Is any of this a credible threat? It’s hard to say. Trump generates an endless parade of headlines over his scandals and outbursts, but his skills at enacting policy during his first term were uneven. The people crafting these fantasies of surveillance capitalism might genuinely want them, but they’ll need the cooperation of Trump to do so, and that’s never guaranteed, even to his allies.

For a real vision of the role AI would really play in a second Trump White House, the safest bet might be to look at what Trump himself has been using the tech for.

Earlier this month, the former president falsely accused his rival in the 2024 election, current vice president Kamala Harris, of using AI to fabricate images of a crowd greeting her on the airport tarmac in Michigan. Trump went as far as to say that the “creation of a fake image” should be treated as “ELECTION INTERFERENCE,” and that Harris should be “disqualified” — but the images were real, not AI-generated.
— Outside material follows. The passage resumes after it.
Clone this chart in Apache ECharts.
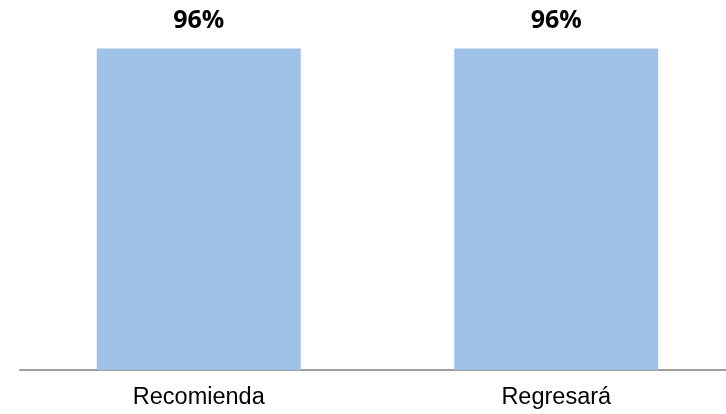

Barely a week later, Trump himself took to Truth Social to share what was a fake AI-generated image of Harris wearing red and speaking to an army of Soviet-esque figures, a Communist flag flying overhead; later in the same day, he shared AI-generated images of Taylor Swift and claimed Swift fans — known as Swifties — were endorsing him. He captioned the collection of photos with an enthusiastic “I accept,” and didn’t disclose whether he knew any of the imagery was fake or not. When asked about the phony Swiftie images, Trump told reporters that he didn’t “know anything about them.” The former president has also shared many AI depictions of himself, including fake imagery of him riding lions and praying.

Elsewhere, he told YouTuber Logan Paul that he believes AI could heighten the risk of nuclear war.

“It’s really powerful stuff AI,” Trump told the internet personality, “so let’s see how it all works out.”

Trump’s personal approach to AI, in other words, has been chaos. Not only has the former president reposted AI imagery that he likes, but he’s baselessly thrown around accusations of AI use when he sees real photos that he doesn’t like. There’s no real throughline to follow — just personal convenience.

But chaos has long been a defining cornerstone of Trump’s political career, and it would appear that AI is no exception. Coupled with the conservative push to deregulate the AI industry, and the contradictory, isolationist AI framework put forth by Project 2025 — well, “let’s see how it all works out” seems to capture this conservative movement’s AI agenda in a nutshell.